Marketing Your Business: Making a Strong Case for a Defined Social Strategy

It’s now a known fact that purchasing decisions are influenced by social media.

If the first era of social was audience building and engagement, the current era is focused on commerce and personalization. All major platforms have heavily invested in their advertising solutions to lure marketers with the promise of improved and smarter targeting.

For example, through Facebook, marketers can:

  • Manage audience data for custom audience targeting

  • Create campaigns and ads

  • Build custom dashboards and run analytics

  • Manage campaign assets: pages, accounts etc.

Research shows that 60 percent of consumers will first visit your Facebook page before visiting your website. And 80 percent of those visitors are more inclined to buy if they find a credible Facebook page associated with your business.

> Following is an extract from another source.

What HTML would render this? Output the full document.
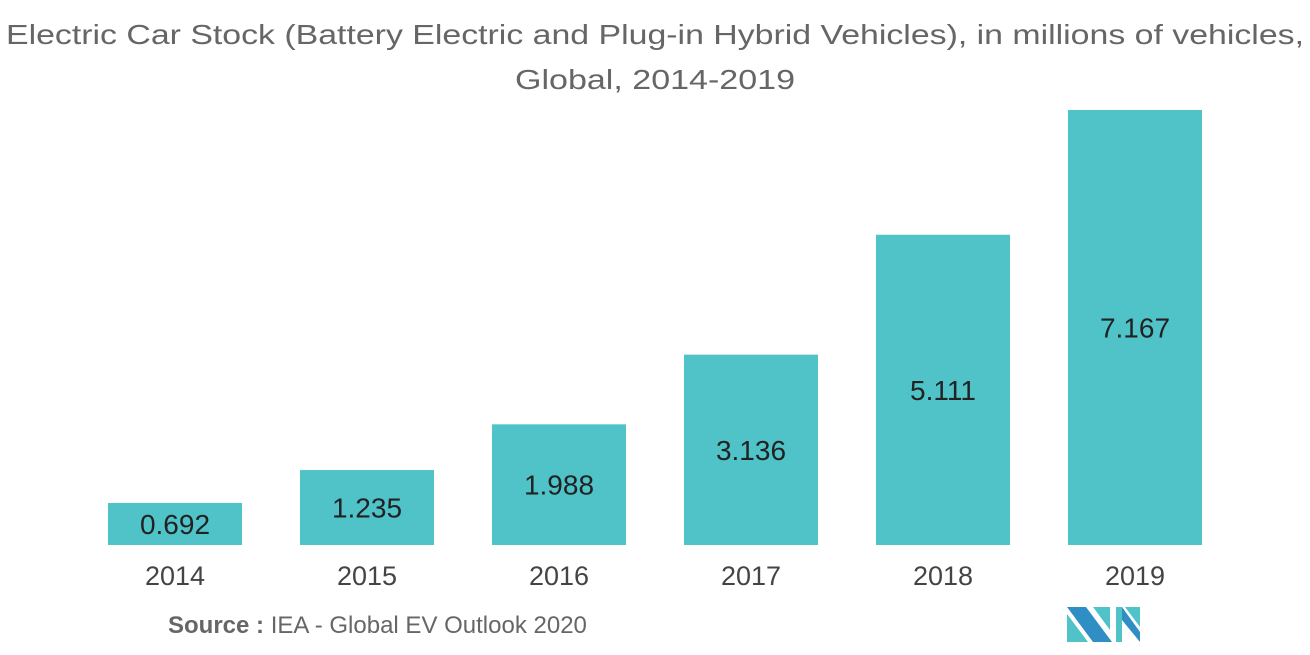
<!DOCTYPE html>
<html><head><meta charset="utf-8"><style>
html,body{margin:0;padding:0;background:#fff;}
svg{display:block;font-family:"Liberation Sans",sans-serif;}
</style></head><body>
<svg id="chart" width="1310" height="655" viewBox="0 0 1310 655">
<text x="655" y="44" text-anchor="middle" font-size="28" fill="#666" textLength="1298" lengthAdjust="spacingAndGlyphs">Electric Car Stock (Battery Electric and Plug-in Hybrid Vehicles), in millions of vehicles,</text>
<text x="655" y="89" text-anchor="middle" font-size="28" fill="#666" textLength="280" lengthAdjust="spacingAndGlyphs">Global, 2014-2019</text>
<g id="bars"></g>
<text x="168" y="633" font-size="24" fill="#666"><tspan font-weight="bold">Source :</tspan> IEA - Global EV Outlook 2020</text>
<g>
<polygon points="1067,607 1086,607 1112,642 1093,642" fill="#2f8fc4"/>
<polygon points="1067,614 1088,642 1067,642" fill="#4fc3c8"/>
<polygon points="1093,607 1110,607 1110,630" fill="#4fc3c8"/>
<polygon points="1116,607 1122,607 1122,642 1116,642" fill="#4fc3c8"/>
<polygon points="1122,607 1140,632 1140,642 1122,620" fill="#2f8fc4"/>
<polygon points="1125,607 1140,607 1140,627" fill="#4fc3c8"/>
</g>
</svg>
<script>
const categories = ["2014","2015","2016","2017","2018","2019"];
const values = [0.692,1.235,1.988,3.136,5.111,7.167];
const labels = ["0.692","1.235","1.988","3.136","5.111","7.167"];
const baseY = 545, pxPerUnit = 60.7, firstX = 108, step = 192, barW = 134;
function xPos(i){return firstX + i*step;}
function yPos(v){return baseY - v*pxPerUnit;}
const g = document.getElementById('bars');
const NS = "http://www.w3.org/2000/svg";
categories.forEach((c,i)=>{
  const r = document.createElementNS(NS,'rect');
  r.setAttribute('x', xPos(i)); r.setAttribute('y', yPos(values[i]));
  r.setAttribute('width', barW); r.setAttribute('height', baseY - yPos(values[i]));
  r.setAttribute('fill', '#4fc3c8');
  
  
  g.appendChild(r);
  const t = document.createElementNS(NS,'text');
  t.setAttribute('x', xPos(i)+barW/2); t.setAttribute('y', (yPos(values[i])+baseY)/2 + 10);
  t.setAttribute('text-anchor','middle'); t.setAttribute('font-size','28'); t.setAttribute('fill','#222');
  t.textContent = labels[i];
  
  
  g.appendChild(t);
  const x = document.createElementNS(NS,'text');
  x.setAttribute('x', xPos(i)+barW/2); x.setAttribute('y', 585);
  x.setAttribute('text-anchor','middle'); x.setAttribute('font-size','27'); x.setAttribute('fill','#444');
  x.textContent = c;
  
  
  g.appendChild(x);
});
</script>
</body></html>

Please Read part One: Why Your Brand Needs to Have a Social Media Strategy

There are subtle differences between the roles each social network plays in the purchase cycle. For example, Pinterest is a great place for people to find inspiration and works well as a visual product storyboard. Facebook is well suited to people looking to share content and find promotions. For example, 58 percent of consumers engage with a Facebook ad at least one time before spending money with a small business.

Without a clear strategy, how do you know what role these networks can and should play in your customers’ buying cycles? How do you know you’re not losing out on potential sales, or trying to sell to people who aren’t looking to be sold to?

The lack of a clear strategy hands the advantage to competitors.

It’s uncommon to find a business without a social presence, and increasingly, companies are developing clear social strategies aligned with business goals.

A marketer with a strategy has a framework through which to plan, prioritize, execute measure and optimize. This typically will lead to better results because the activity has direction, even if the direction needs to evolve and change as the marketer learns from real data.

If you invest in a social presence without a clear strategy, you won’t know whether or not your campaigns are successful. For example, if you simply post content to appear active, how do you know that content is contributing to the business positively? What if it’s actually putting people off your brand?